There will be more arguments along the lines of “who gets the kid”. If cats are going to be placed in the same bracket as children on divorce, it might encourage more arguments about who has custody and who has visitation rights. Do we really need that?

It is ironic that when the law states that parents and the court must decide what happens to the family child in divorce proceedings based on the best interests of the child as a paramount consideration, the parents end up treating the child as a family asset, an inanimate object, pushing and shoving to try and take possession of “it”. Such is human instinct.

The American Academy of Matrimonial Lawyers conducted a poll of 1,500 members. About 25% said they had noticed an increase in custody issues concerning companion animals. This is treating cats and dogs as children. In one case, in 1994, Florida’s first District Court of Appeals overturned a lower court’s decision regarding custody and visitation rights of the family dog. The appeal court decided that this was the wrong way to do things and that the dog should be treated as an asset and distributed equitably as per statute i.e. like the family car.

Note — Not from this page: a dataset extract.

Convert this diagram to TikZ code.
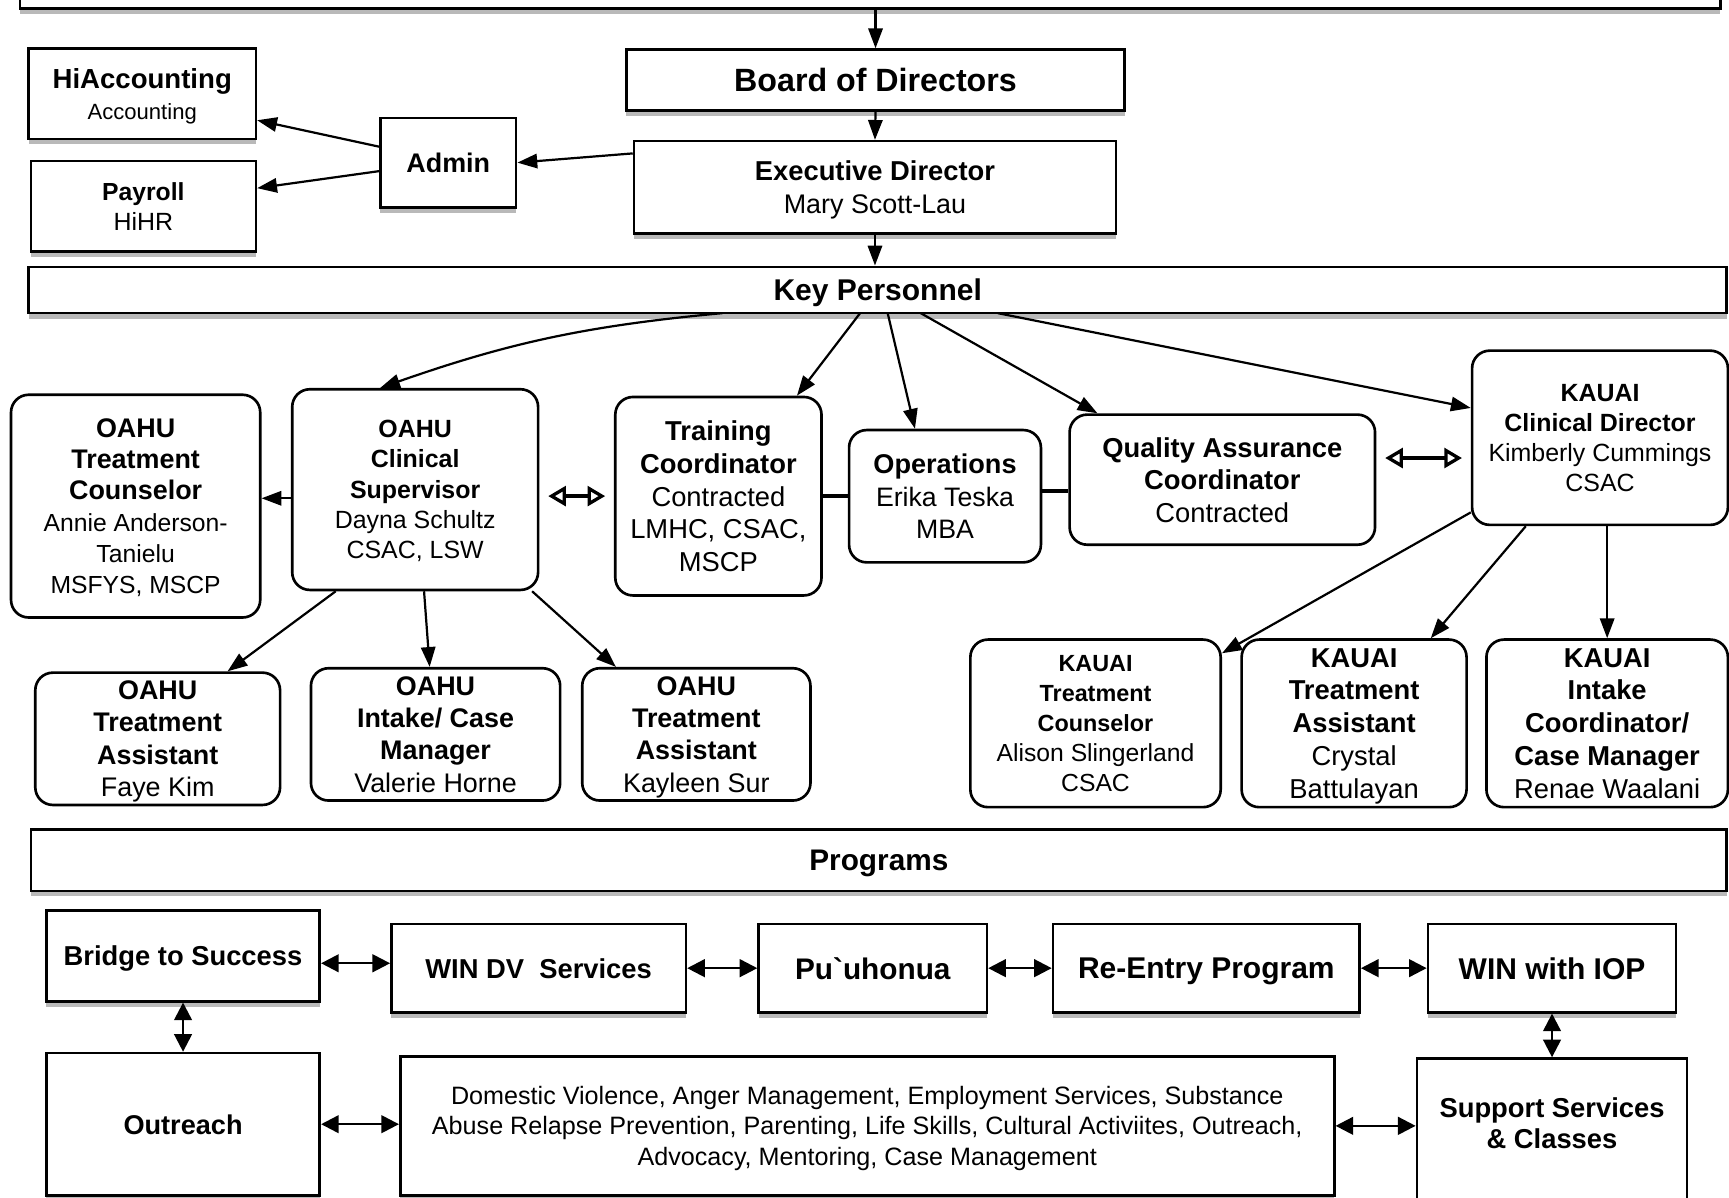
\documentclass[tikz,border=0pt]{standalone}
\usepackage{fontspec}
\setmainfont{Liberation Sans}
\usetikzlibrary{arrows.meta,positioning,calc,shadows}

\newcommand{\hb}[2][12.4]{{\fontsize{#1}{14}\selectfont\bfseries #2}}

\tikzset{
  sq/.style={draw, line width=1.2pt, fill=white, align=center, inner sep=1pt, text depth=0pt,
    font=\fontsize{12.4}{14.5}\selectfont,
    drop shadow={shadow xshift=0pt, shadow yshift=-2.5pt, fill=gray!55, opacity=1}},
  rb/.style={draw, line width=1.2pt, fill=white, align=center, inner sep=1pt, text depth=0pt,
    rounded corners=8pt, font=\fontsize{12.2}{14.7}\selectfont},
  sz/.style 2 args={minimum width=#1pt, minimum height=#2pt},
  fs/.style 2 args={font=\fontsize{#1}{#2}\selectfont},
  arr/.style={-{Triangle[length=9pt,width=6.5pt]}, line width=1pt},
  oarr/.style={{Triangle[open,length=8pt,width=9pt]}-{Triangle[open,length=8pt,width=9pt]},
    line width=1.5pt, shorten <=4pt, shorten >=4pt},
  darr/.style={{Triangle[length=8pt,width=8pt]}-{Triangle[length=8pt,width=8pt]}, line width=1.1pt},
  link/.style={line width=1.8pt}
}

\begin{document}
\begin{tikzpicture}[x=0.5pt,y=-0.5pt]
  \useasboundingbox (0,0) rectangle (1568,1086);
  \clip (0,0) rectangle (1568,1086);
  \fill[white] (0,0) rectangle (1568,1086);

  % management
  \node[sq, sz={771}{24}] (top) at (789,-16) {};
  \node[sq, sz={226}{27.5}] (board) at (794,72.5) {\hb[14.6]{Board of Directors}};
  \node[sq, sz={218.5}{42}, fs={12.2}{15}] (exec) at (793.5,170) {\hb{Executive Director}\\Mary Scott-Lau};
  \node[sq, sz={61.5}{40.5}] (admin) at (406.5,147.5) {\hb[12.2]{Admin}};
  \node[sq, sz={103}{41}, fs={10}{14}] (hiacc) at (129,85) {\hb[12.5]{HiAccounting}\\Accounting};
  \node[sq, sz={102}{41}, fs={11.3}{13.5}] (payroll) at (130,187) {\hb[11.2]{Payroll}\\HiHR};
  \node[sq, sz={770}{21}] (keyp) at (796,263) {\hb[13.6]{Key Personnel}};

  % key personnel
  \node[rb, sz={113}{101}, fs={11.2}{14.2}] (oahutc) at (123,459)
    {\hb[12.2]{OAHU}\\\hb[12.2]{Treatment}\\\hb[12.2]{Counselor}\\Annie Anderson-\\Tanielu\\MSFYS, MSCP};
  \node[rb, sz={111.5}{91}, fs={11.3}{13.75}] (oahucs) at (376.5,444)
    {\hb[11.3]{OAHU}\\\hb[11.3]{Clinical}\\\hb[11.3]{Supervisor}\\Dayna Schultz\\CSAC, LSW};
  \node[rb, sz={93.5}{90}, fs={12.4}{14.8}] (train) at (651.5,450)
    {\hb{Training}\\\hb{Coordinator}\\Contracted\\LMHC, CSAC,\\MSCP};
  \node[rb, sz={87}{60}, fs={12.1}{14.75}] (ops) at (857,450)
    {\hb[12.3]{Operations}\\Erika Teska\\MBA};
  \node[rb, sz={138.5}{59}, fs={12.4}{14.75}] (qa) at (1108.5,435)
    {\hb{Quality Assurance}\\\hb{Coordinator}\\Contracted};
  \node[rb, sz={116}{79}, fs={11.3}{13.7}] (kcd) at (1451,397)
    {\hb[11.3]{KAUAI}\\\hb[11.3]{Clinical Director}\\Kimberly Cummings\\CSAC};

  % staff
  \node[rb, sz={111}{60}] (ota1) at (143,670)
    {\hb[12.2]{OAHU}\\\hb[12.2]{Treatment}\\\hb[12.2]{Assistant}\\Faye Kim};
  \node[rb, sz={113}{60}] (oicm) at (395,666)
    {\hb[12.2]{OAHU}\\\hb[12.2]{Intake/ Case}\\\hb[12.2]{Manager}\\Valerie Horne};
  \node[rb, sz={103.5}{60}] (ota2) at (631.5,666)
    {\hb[12.2]{OAHU}\\\hb[12.2]{Treatment}\\\hb[12.2]{Assistant}\\Kayleen Sur};
  \node[rb, sz={113.5}{76}, fs={11.2}{13.6}] (ktc) at (993.5,656)
    {\hb[10.6]{KAUAI}\\\hb[10.6]{Treatment}\\\hb[10.6]{Counselor}\\Alison Slingerland\\CSAC};
  \node[rb, sz={102}{76}, fs={12.4}{14.9}] (kta) at (1228,656)
    {\hb{KAUAI}\\\hb{Treatment}\\\hb{Assistant}\\Crystal\\Battulayan};
  \node[rb, sz={109.5}{76}, fs={12.4}{14.9}] (kic) at (1457.5,656)
    {\hb{KAUAI}\\\hb{Intake}\\\hb{Coordinator/}\\\hb{Case Manager}\\Renae Waalani};

  % programs
  \node[sq, sz={769}{28}] (programs) at (797,780) {\hb[13.5]{Programs}};
  \node[sq, sz={124}{41}] (bridge) at (166,867) {\hb{Bridge to Success}};
  \node[sq, sz={133.5}{40}] (windv) at (488.5,878) {\hb{WIN DV\ \ Services}};
  \node[sq, sz={103.5}{40}] (puu) at (791.5,878) {\hb[13.5]{Pu\textasciigrave uhonua}};
  \node[sq, sz={139}{40}] (reentry) at (1094,878) {\hb[13.6]{Re-Entry Program}};
  \node[sq, sz={112.5}{40}] (winiop) at (1407.5,878) {\hb[13.6]{WIN with IOP}};
  \node[sq, sz={124}{64.5}] (outreach) at (166,1019.5) {\hb[12.3]{Outreach}};
  \node[sq, sz={423.5}{63}, fs={11.4}{13.75}] (desc) at (786.5,1021)
    {Domestic Violence, Anger Management, Employment Services, Substance\\
     Abuse Relapse Prevention, Parenting, Life Skills, Cultural Activiites, Outreach,\\
     Advocacy, Mentoring, Case Management};
  \node[sq, sz={122.5}{68}, text depth=9.5pt] (support) at (1407.5,1028) {\hb{Support Services}\\\hb{\& Classes}};

  % connectors
  \draw[arr] (board.north |- top.south) -- (board.north);
  \draw[arr] (board.south) -- (exec.north);
  \draw[arr] (exec.172) -- (admin.east);
  \draw[arr] (admin.167) -- (hiacc.347);
  \draw[arr] (admin.187) -- (payroll.9);
  \draw[arr] (exec.south) -- (exec.south |- keyp.north);

  \coordinate (kpA) at (655,284);
  \coordinate (kpB) at (780,284);
  \coordinate (kpC) at (805,284);
  \coordinate (kpD) at (835,284);
  \coordinate (kpE) at (905,284);
  \draw[arr] (kpA) to[bend right=7] (oahucs.109);
  \draw[arr] (kpB) -- (train.52);
  \draw[arr] (kpC) -- (ops.114);
  \draw[arr] (kpD) -- (qa.152);
  \draw[arr] (kpE) -- (kcd.167);

  \draw[arr] (oahucs.184) -- (oahucs.184 -| oahutc.east);
  \draw[oarr] (oahucs.357) -- (oahucs.357 -| train.west);
  \draw[link] (train.east) -- (train.east -| ops.west);
  \draw[link] (ops.3) -- (ops.3 -| qa.west);
  \draw[oarr] (qa.8) -- (qa.8 -| kcd.west);

  \draw[arr] (oahucs.232) -- (ota1.44);
  \draw[arr] (oahucs.275) -- (oicm.95);
  \draw[arr] (oahucs.319) -- (ota2.140);
  \draw[arr] (kcd.210) -- (ktc.29);
  \draw[arr] (kcd.230) -- (kta.48);
  \draw[arr] (kic.north |- kcd.south) -- (kic.north);

  \draw[darr] (bridge.357) -- (bridge.357 -| windv.west);
  \draw[darr] (windv.east) -- (puu.west);
  \draw[darr] (puu.east) -- (reentry.west);
  \draw[darr] (reentry.east) -- (winiop.west);
  \draw[darr] (bridge.south) -- (outreach.north);
  \draw[darr] (outreach.east) -- (outreach.east -| desc.west);
  \draw[darr] (desc.east) -- (desc.east -| support.west);
  \draw[darr] (winiop.south) -- (winiop.south |- support.north);
\end{tikzpicture}
\end{document}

This was an example of a lower court judge breaking out of the constraints of current statute law and making a decision about who should keep the dog or cat based on what’s in the best interest of the animal not on fairness of distribution of family assets.

This discussion will rumble on but if the law is to come into line with actuality it’s got to change and start treating cats as members of the family and take into consideration their feelings and what is best in the interests of their welfare.